Finances locales : turbulences pour les départements, vol sans encombre pour le bloc communal ?

Les communes et les intercommunalités ont globalement renforcé leurs marges de manœuvre financières au terme de l'année 2023. Ce qui n'a pas été le cas des régions, et encore moins des départements. Ces derniers ont probablement connu une "annus horribilis" sur le plan financier : leurs recettes de fonctionnement mobilisables pour le financement des investissements ont chuté de 63%, selon des données de la Direction générale des finances publiques.

Véritable indicateur de la santé financière du secteur public local, l'épargne brute des collectivités – différence entre leurs recettes et leurs dépenses de fonctionnement – s'est élevée à 25 milliards d'euros à fin 2023, montant qui était en repli de 14% sur un an, mais demeurant supérieur à son niveau d’avant la crise sanitaire (20,3 milliards d'euros), selon la dernière "situation mensuelle comptable des collectivités locales", publiée par la Direction générale des finances publiques (DGFIP).

Cette baisse est surtout due au plongeon de l'épargne brute des départements, qui passe de 11,6 milliards d'euros à fin 2022 à 6,3 milliards d'euros un an plus tard, soit -45%, selon ce bilan provisoire fondé sur les données des budgets principaux des collectivités et intercommunalités. Un point de situation qui doit être lu "avec précaution" – selon la DGFIP – mais qui reflète sans doute bien les grandes tendances des finances locales.

Conjoncture difficile pour les villes moyennes ?

La conjoncture très morose du marché immobilier et son impact sur les droits de mutation à titre onéreux (DMTO), la stabilité de la dotation globale de fonctionnement, les conséquences de l'inflation sur les achats et les prestations sociales, l'envolée des coûts de l'aide sociale à l'enfance et des missions concernant les mineurs non accompagnés… "Jamais autant de clignotants sont passés au rouge avec, pour tous les départements, des ressources en chute libre et des dépenses qui explosent", résumait, le 17 janvier, François Sauvadet, président de Départements de France (voir notre article).

Les finances des régions sont également fragilisées, leur épargne brute (4,1 milliards d'euros) reculant de près de 12% en un an.

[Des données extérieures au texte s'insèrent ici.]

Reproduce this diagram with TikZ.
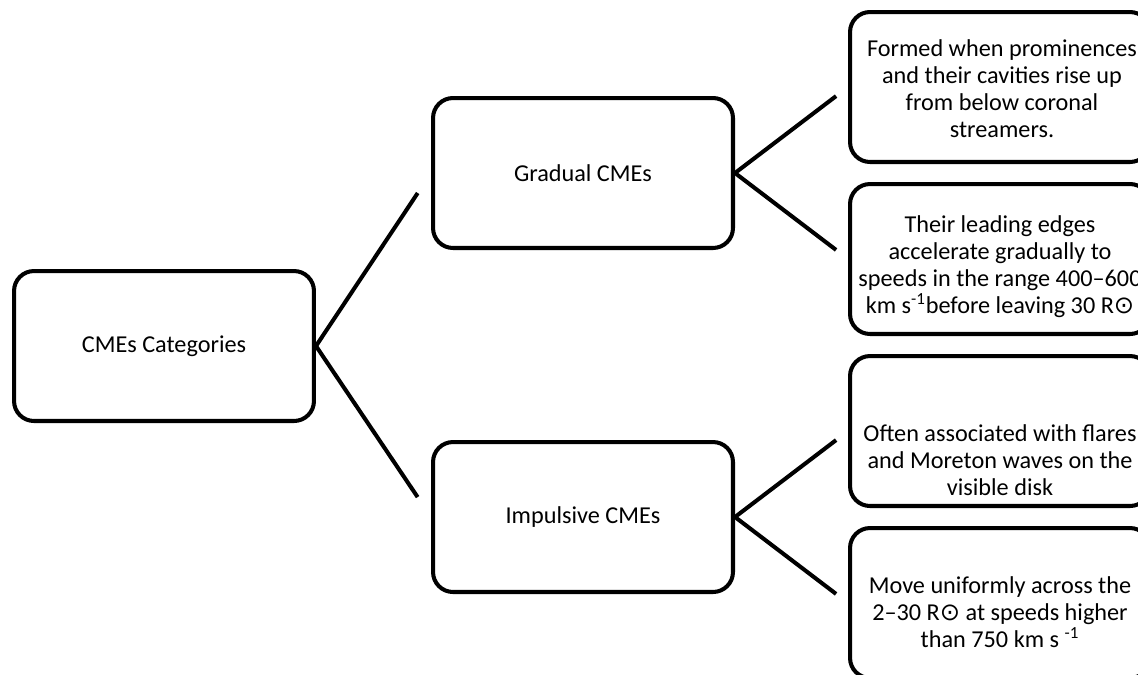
\documentclass[tikz,border=0pt]{standalone}
\usepackage{fontspec}
\setmainfont{Carlito}
\newfontfamily\symfont{DejaVu Sans}
\newcommand{\sunR}{R{\symfont ⊙}}

\begin{document}
\begin{tikzpicture}[x=0.02cm,y=-0.02cm,
  catbox/.style={draw,line width=2.3pt,rounded corners=0.4cm,
    minimum width=6cm,minimum height=3cm,inner sep=0pt,
    font=\fontsize{13.8}{15.4}\selectfont},
  leaftext/.style={align=center,inner sep=0pt,
    font=\fontsize{13.8}{15.4}\selectfont},
  link/.style={line width=2.3pt}]
\useasboundingbox (0,0) rectangle (1138,674);
\clip (0,0) rectangle (1138,674);
% first and second level
\node[catbox] (cat) at (164,346) {CMEs Categories};
\node[catbox] (grad) at (583,173) {Gradual CMEs};
\node[catbox] (imp) at (583,517) {Impulsive CMEs};
% leaves
\node[catbox] (g1) at (1000,87) {};
\node[leaftext] (g1text) at (1002,89) {Formed when prominences\\ and their cavities rise up\\ from below coronal\\ streamers.};
\node[catbox] (g2) at (1000,259) {};
\node[leaftext] (g2text) at (1000,267) {Their leading edges\\ accelerate gradually to\\ speeds in the range 400–600\\ km s\textsuperscript{-1}before leaving 30 \sunR};
\node[catbox] (i1) at (1000,431) {};
\node[leaftext] (i1text) at (1000,460) {Often associated with flares\\ and Moreton waves on the\\ visible disk};
\node[catbox] (i2) at (1000,603) {};
\node[leaftext] (i2text) at (1000,612) {Move uniformly across the\\ 2–30 \sunR{} at speeds higher\\ than 750 km s \textsuperscript{-1}};
% connectors
\draw[link,shorten >=0.48cm] (cat.east) -- (grad.west);
\draw[link,shorten >=0.48cm] (cat.east) -- (imp.west);
\draw[link,shorten >=0.3cm] (grad.east) -- (g1.west);
\draw[link,shorten >=0.3cm] (grad.east) -- (g2.west);
\draw[link,shorten >=0.3cm] (imp.east) -- (i1.west);
\draw[link,shorten >=0.3cm] (imp.east) -- (i2.west);
\end{tikzpicture}
\end{document}
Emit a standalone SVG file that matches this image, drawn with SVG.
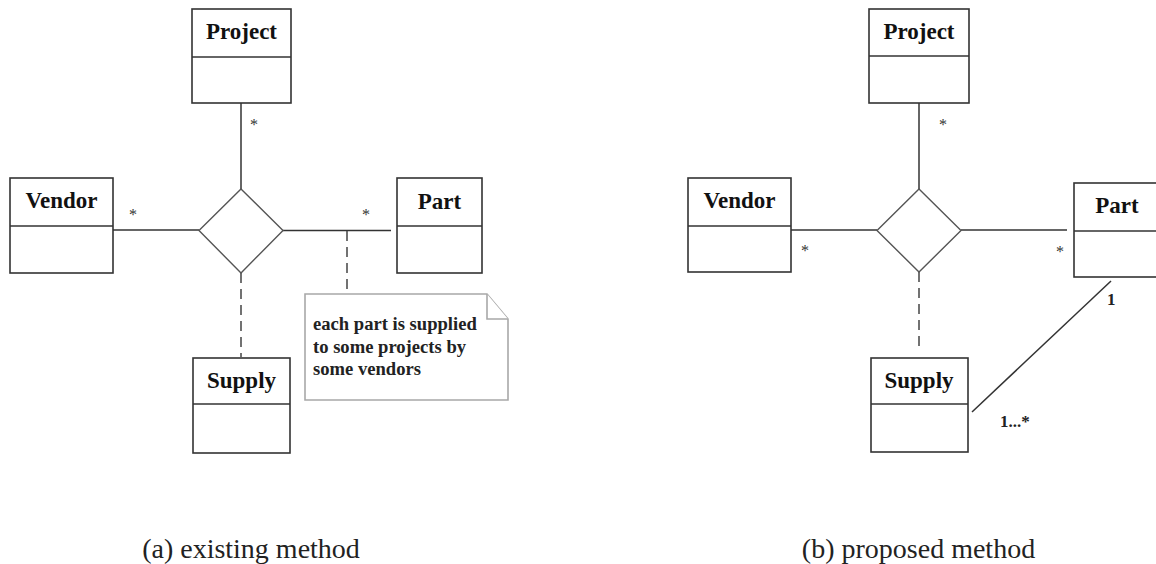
<svg xmlns="http://www.w3.org/2000/svg" width="1156" height="564" viewBox="0 0 1156 564">
  <style>
    .box { fill: #ffffff; stroke: #333333; stroke-width: 1.6; }
    .div { stroke: #333333; stroke-width: 1.6; }
    .title { font-family: "Liberation Serif", "Times New Roman", serif; font-weight: bold; font-size: 23px; fill: #111111; text-anchor: middle; }
    .rel { fill: #ffffff; stroke: #555555; stroke-width: 1.4; }
    .line { stroke: #333333; stroke-width: 1.5; fill: none; }
    .dash { stroke: #444444; stroke-width: 1.5; fill: none; stroke-dasharray: 10 6; }
    .mult { font-family: "Liberation Serif", "Times New Roman", serif; font-size: 16px; fill: #333333; text-anchor: middle; }
    .bmult { font-family: "Liberation Serif", "Times New Roman", serif; font-weight: bold; font-size: 17px; fill: #222222; }
    .note { fill: #ffffff; stroke: #a8a8a8; stroke-width: 1.6; }
    .notetext { font-family: "Liberation Serif", "Times New Roman", serif; font-weight: bold; font-size: 18.6px; fill: #222222; }
    .caption { font-family: "Liberation Serif", "Times New Roman", serif; font-size: 28px; fill: #222222; text-anchor: middle; }
  </style>
  <rect width="1156" height="564" fill="#ffffff"/>

  <!-- connectors -->
  <g id="connectors">
    <!-- (a) -->
    <line class="line" x1="241" y1="103" x2="241" y2="189"/>
    <line class="line" x1="113" y1="230" x2="199" y2="230"/>
    <line class="line" x1="283" y1="230.5" x2="391" y2="230.5"/>
    <line class="dash" x1="347" y1="231" x2="347" y2="294"/>
    <line class="dash" x1="241" y1="273" x2="241" y2="357"/>
    <!-- (b) -->
    <line class="line" x1="919" y1="103" x2="919" y2="189"/>
    <line class="line" x1="791" y1="230" x2="877" y2="230"/>
    <line class="line" x1="961" y1="230" x2="1067" y2="230"/>
    <line class="dash" x1="919" y1="272" x2="919" y2="352"/>
    <line class="line" x1="972" y1="412" x2="1111" y2="281"/>
  </g>

  <!-- multiplicities -->
  <g id="multiplicities">
    <text class="mult" x="254" y="130">*</text>
    <text class="mult" x="133" y="220">*</text>
    <text class="mult" x="366" y="220">*</text>
    <text class="mult" x="943" y="130">*</text>
    <text class="mult" x="805" y="256">*</text>
    <text class="mult" x="1060" y="257">*</text>
    <text class="bmult" x="1107" y="305">1</text>
    <text class="bmult" x="1000" y="427">1...*</text>
  </g>

  <!-- (a) existing method -->
  <g id="a-project">
    <rect class="box" x="192" y="9" width="99" height="94"/>
    <line class="div" x1="192" y1="57" x2="291" y2="57"/>
    <text class="title" x="241.5" y="39">Project</text>
  </g>
  <g id="a-vendor">
    <rect class="box" x="10" y="178" width="103" height="95"/>
    <line class="div" x1="10" y1="226" x2="113" y2="226"/>
    <text class="title" x="61.5" y="208">Vendor</text>
  </g>
  <g id="a-part">
    <rect class="box" x="397" y="178" width="85" height="95"/>
    <line class="div" x1="397" y1="226" x2="482" y2="226"/>
    <text class="title" x="439.5" y="209">Part</text>
  </g>
  <g id="a-supply">
    <rect class="box" x="193" y="358" width="97" height="95"/>
    <line class="div" x1="193" y1="404" x2="290" y2="404"/>
    <text class="title" x="241.5" y="388">Supply</text>
  </g>
  <g id="a-relation">
    <polygon class="rel" points="241,189 283,230.5 241,273 199,230.5"/>
  </g>
  <g id="a-note">
    <path class="note" d="M305,294 H487 L508,319 V400 H305 Z"/>
    <path class="note" d="M487,294 V319 H508" fill="none"/>
    <text class="notetext" x="313" y="330">each part is supplied</text>
    <text class="notetext" x="313" y="353">to some projects by</text>
    <text class="notetext" x="313" y="375">some vendors</text>
  </g>

  <!-- (b) proposed method -->
  <g id="b-project">
    <rect class="box" x="869" y="9" width="100" height="94"/>
    <line class="div" x1="869" y1="56" x2="969" y2="56"/>
    <text class="title" x="919" y="39">Project</text>
  </g>
  <g id="b-vendor">
    <rect class="box" x="688" y="178" width="103" height="94"/>
    <line class="div" x1="688" y1="226" x2="791" y2="226"/>
    <text class="title" x="739.5" y="208">Vendor</text>
  </g>
  <g id="b-part">
    <rect class="box" x="1074" y="183" width="86" height="94"/>
    <line class="div" x1="1074" y1="231" x2="1160" y2="231"/>
    <text class="title" x="1117" y="213">Part</text>
  </g>
  <g id="b-supply">
    <rect class="box" x="871" y="358" width="97" height="94"/>
    <line class="div" x1="871" y1="404" x2="968" y2="404"/>
    <text class="title" x="919" y="388">Supply</text>
  </g>
  <g id="b-relation">
    <polygon class="rel" points="919,189 961,230.5 919,272 877,230.5"/>
  </g>

  <!-- captions -->
  <text class="caption" x="251" y="558">(a) existing method</text>
  <text class="caption" x="918.5" y="558">(b) proposed method</text>
</svg>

Il n'en est pas de même des communes et des intercommunalités, dont les finances apparaissent globalement en meilleure santé, avec des taux d'épargne brute (8,8 milliards et 5,6 milliards d'euros), en progression respectivement de 10% et 14%. Toutefois – la note de la DGFIP ne le dit pas – les situations des entités du bloc communal devraient être variées en 2023, dans la droite ligne de 2022. Une année au cours de laquelle, selon l'Observatoire des finances et de la gestion publique locales (OFGL), l’épargne brute avait augmenté pour les communes de moins de 5.000 habitants ainsi que pour les communes de plus de 100.000 habitants, mais avait connu un repli pour les villes comprises entre 5.000 et 100.000 habitants (voir notre article du 21 novembre).

Les investissements locaux progressent

L'association Villes de France, qui fédère des villes de 10.000 à 100.000 habitants et leurs intercommunalités, tablait d'ailleurs, à l'automne, sur la répétition cette année de ce scénario. "Avec une masse salariale qui représente plus de 55% des dépenses réelles de fonctionnement, des charges de centralité difficilement compressibles, des recettes de fonctionnement majoritairement constituées de dotations étatiques, ou de compensations fiscales dont l’évolution est presque nulle", l'équation est compliquée, soulignait-elle.

Selon la note de la DGFIP, l'épargne nette – c'est-à-dire l'épargne brute après déduction des remboursements de dettes – qui correspond à la part des ressources restant disponibles pour financer les investissements, dévisse pour les départements : de 8,4 milliards d'euros fin 2022 à 3,1 milliards d'euros fin 2023, soit -63%. Un coup dur pour les investissements des départements, qui ont cru, malgré tout, de 2,8% en 2023. Mais, avec une inflation de +3,7% en un an, l'investissement départemental a reculé dans les faits. Les dépenses d’investissement du bloc communal et des régions ont progressé plus fortement (respectivement +7,6% et +5,8%).